One reason for the discrepancy is how school receive funding. An article in Quartz mentions that private schools need to work harder to justify the higher price tags to potential students. One easy way to do that is to promise higher grades to success-driven students and parents.
Such policies incentivize public schools to inflate grades so that their graduates are competitive, but that kind of response is self-perpetuating. William Choi, a second-year mechanical engineering student, said he worries further escalation is the end result of retaliatory GPA hikes.
“I don’t want my grades inflated because then everyone else’s grades will keep inflating too,” he said. “I want other schools to judge by the same standards I’m judged by.”
And the consequences of GPA inflation extend beyond academics. Mondal said most internships he applies for screen candidates by GPA. Employers may fail to account for the difference in rigor required to earn the same grades at one school compared to another.
“Many of the jobs I want, they tell you not to even apply unless you have a 3.5,” he said.
Inflation happens at UCLA too, intentionally or otherwise. David Smallberg, a senior lecturer in UCLA’s computer science department, said while the grades he gives have been rising, he believes it is because students are coming in more qualified.
“I’m applying the same criteria every year, and when you look at it that way and students are genuinely doing better than students in prior years, it’s kind of unfair to change the standards all of a sudden,” Smallberg said.
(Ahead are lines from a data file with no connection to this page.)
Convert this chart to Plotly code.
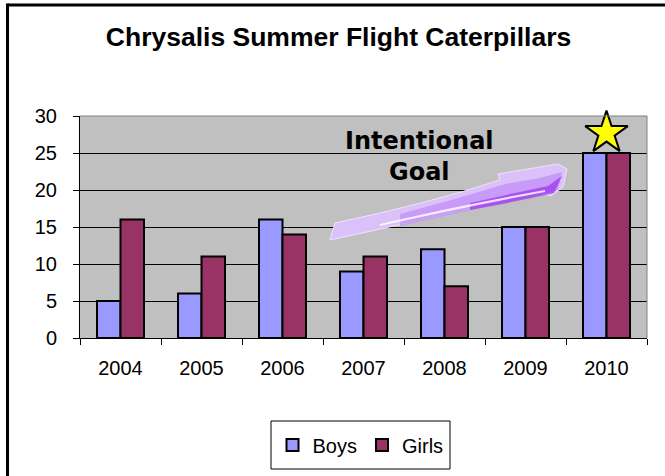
import plotly.graph_objects as go

categories = ["2004", "2005", "2006", "2007", "2008", "2009", "2010"]
boys = [5, 6, 16, 9, 12, 15, 25]
girls = [16, 11, 14, 11, 7, 15, 25]
y_ticks = [0, 5, 10, 15, 20, 25, 30]

W, H = 665, 476
L, R, T, B = 80, 18, 116, 138
PW, PH = W - L - R, H - T - B


def px(x):
    return (x - L) / PW


def py(y):
    return (H - B - y) / PH


def path(points):
    s = ""
    for cmd, pts in points:
        s += cmd + " ".join(f"{px(a):.4f},{py(b):.4f}" for a, b in pts) + " "
    return s + "Z"


FONT = "Liberation Sans, Arial, sans-serif"

fig = go.Figure()
fig.add_trace(go.Bar(x=categories, y=boys, name="Boys",
                     marker=dict(color="#9999ff", line=dict(color="black", width=2))))
fig.add_trace(go.Bar(x=categories, y=girls, name="Girls",
                     marker=dict(color="#993366", line=dict(color="black", width=2))))
# star above the goal year
fig.add_trace(go.Scatter(x=[categories[-1]], y=[boys[-1] + 2.7], mode="markers",
                         showlegend=False, hoverinfo="skip", cliponaxis=False,
                         marker=dict(symbol="star", size=32, color="#ffff00",
                                     line=dict(color="black", width=2))))

arrow = path([
    ("M", [(335, 223)]),
    ("Q", [(430, 203), (500, 180)]),
    ("L", [(498, 174)]),
    ("L", [(558, 164)]),
    ("L", [(567, 169)]),
    ("L", [(563, 187)]),
    ("L", [(551, 196)]),
    ("L", [(540, 192)]),
    ("Q", [(450, 214), (330, 240)]),
])
arrow_mid = path([
    ("M", [(400, 214)]),
    ("Q", [(460, 198), (505, 184)]),
    ("L", [(540, 178)]),
    ("L", [(562, 172)]),
    ("L", [(558, 190)]),
    ("L", [(545, 193)]),
    ("Q", [(470, 210), (400, 226)]),
])
arrow_hi = path([
    ("M", [(470, 203)]),
    ("Q", [(510, 194), (548, 186)]),
    ("L", [(562, 176)]),
    ("L", [(554, 193)]),
    ("Q", [(510, 203), (470, 210)]),
])
arrow_glint = path([
    ("M", [(380, 224)]),
    ("Q", [(460, 205), (545, 190)]),
    ("L", [(545, 192)]),
    ("Q", [(460, 208), (380, 226)]),
])

shapes = [
    dict(type="path", xref="paper", yref="paper", path=arrow,
         fillcolor="#dcc0fa", line=dict(color="#efe4fd", width=1), layer="above"),
    dict(type="path", xref="paper", yref="paper", path=arrow_mid,
         fillcolor="#c18cf6", line=dict(width=0), opacity=0.7, layer="above"),
    dict(type="path", xref="paper", yref="paper", path=arrow_hi,
         fillcolor="#9b30f0", line=dict(width=0), opacity=0.7, layer="above"),
    dict(type="path", xref="paper", yref="paper", path=arrow_glint,
         fillcolor="#ffffff", line=dict(width=0), opacity=0.8, layer="above"),
    # plot area border (top / right)
    dict(type="line", xref="paper", yref="paper", x0=0, x1=1, y0=1, y1=1,
         line=dict(color="#808080", width=1), layer="above"),
    dict(type="line", xref="paper", yref="paper", x0=1, x1=1, y0=0, y1=1,
         line=dict(color="#808080", width=1), layer="above"),
    # legend box
    dict(type="rect", xref="paper", yref="paper", x0=px(271), x1=px(450),
         y0=py(469), y1=py(421), line=dict(color="black", width=1), layer="above"),
    # outer chart border (left/top)
    dict(type="line", xref="paper", yref="paper", x0=px(7.5), x1=px(W),
         y0=py(5), y1=py(5), line=dict(color="black", width=3), layer="above"),
    dict(type="line", xref="paper", yref="paper", x0=px(7.5), x1=px(7.5),
         y0=py(3.5), y1=py(H), line=dict(color="black", width=3), layer="above"),
]

fig.update_layout(
    width=W, height=H,
    margin=dict(l=L, r=R, t=T, b=B, autoexpand=False),
    paper_bgcolor="white", plot_bgcolor="#c0c0c0",
    barmode="group", bargap=0.42, bargroupgap=0,
    font=dict(family=FONT, size=20, color="black"),
    title=dict(text="<b>Chrysalis Summer Flight Caterpillars</b>",
               font=dict(family=FONT, size=26.5, color="black"),
               x=338.5 / W, xanchor="center", xref="container",
               y=1 - 37 / H, yanchor="middle", yref="container"),
    xaxis=dict(type="category", range=[-0.5, len(categories) - 0.5],
               tickson="boundaries", ticks="outside", ticklen=6,
               tickcolor="black", showline=True, linecolor="black", linewidth=1,
               showgrid=False, ticklabelstandoff=12, automargin=False,
               tickfont=dict(family=FONT, size=20)),
    yaxis=dict(range=[0, 30], tickvals=y_ticks, ticks="outside", ticklen=6,
               tickcolor="black", showline=True, linecolor="black", linewidth=1,
               showgrid=True, gridcolor="black", gridwidth=1, zeroline=False,
               ticklabelstandoff=12, automargin=False,
               tickfont=dict(family=FONT, size=20)),
    legend=dict(orientation="h", x=px(360.5), xanchor="center",
                y=py(445), yanchor="middle", borderwidth=0,
                bgcolor="rgba(0,0,0,0)", font=dict(family=FONT, size=20),
                itemwidth=30, tracegroupgap=0),
    shapes=shapes,
    annotations=[dict(text="<b>Intentional<br>Goal</b>", xref="paper", yref="paper",
                      x=px(419), y=py(156), xanchor="center", yanchor="middle",
                      showarrow=False, align="center",
                      font=dict(family="DejaVu Sans", size=24, color="black"))],
)

fig.write_html(
    "out.html", config={"displayModeBar": False},
    post_script="document.body.style.margin='0';"
                "document.body.style.overflow='hidden';"
                "document.documentElement.style.overflow='hidden';")
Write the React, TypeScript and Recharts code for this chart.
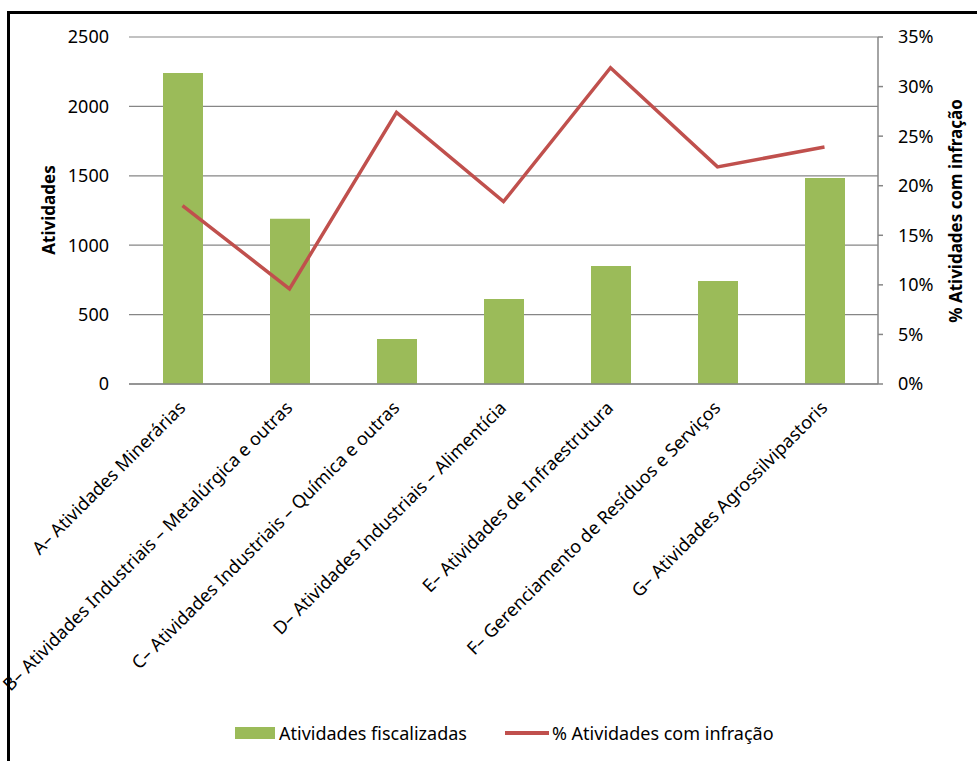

And that’s true – a small portion of UCLA’s grade inflation could be because incoming students are brighter than their predecessors. But it’s hard to imagine that the average UCLA student is 0.27 grade points smarter than they were 25 years ago.
A public declaration from UCLA about the trend of average GPAs and the administration’s stance on inflation would be valuable because it applies pressure to the real instigators of inflation: universities as a whole.
As an elite university, UCLA’s policies influence other schools. In fact, UCLA is one of only three public universities in US News and World Report’s top 25 national universities. Consequently, UCLA has the soft power to mitigate inflation at other schools, be they top private schools who see the impact of requiring fairer, lower grades or other public schools who see that they don’t have to conform to the easy grading standards of Harvard to be an elite university.
A common argument against addressing grade inflation is that it is a collective action problem. Leslie Ro, a fourth-year political science and Russian studies student, called it a Catch-22. Every university knows that inflation only hurts its students in the long run, but no single school has an incentive to cut out inflation for fear of leaving its students behind in the job market.
That line of reasoning is shortsighted, though. UCLA can continue to tacitly allow its grades to inflate, which will encourage other schools to inflate their grades as well, lest they lose the edge their higher GPAs gave them. Or it can stop inflating its grades, which in the best case will inspire similar deflation policies among other universities and at the worst will simply prevent an escalating cycle of more and more A’s.
It may feel great when you’re struggling in a class but slide by with an A. It’s a problem when your friend who’s on track for a C+ gets an A as well.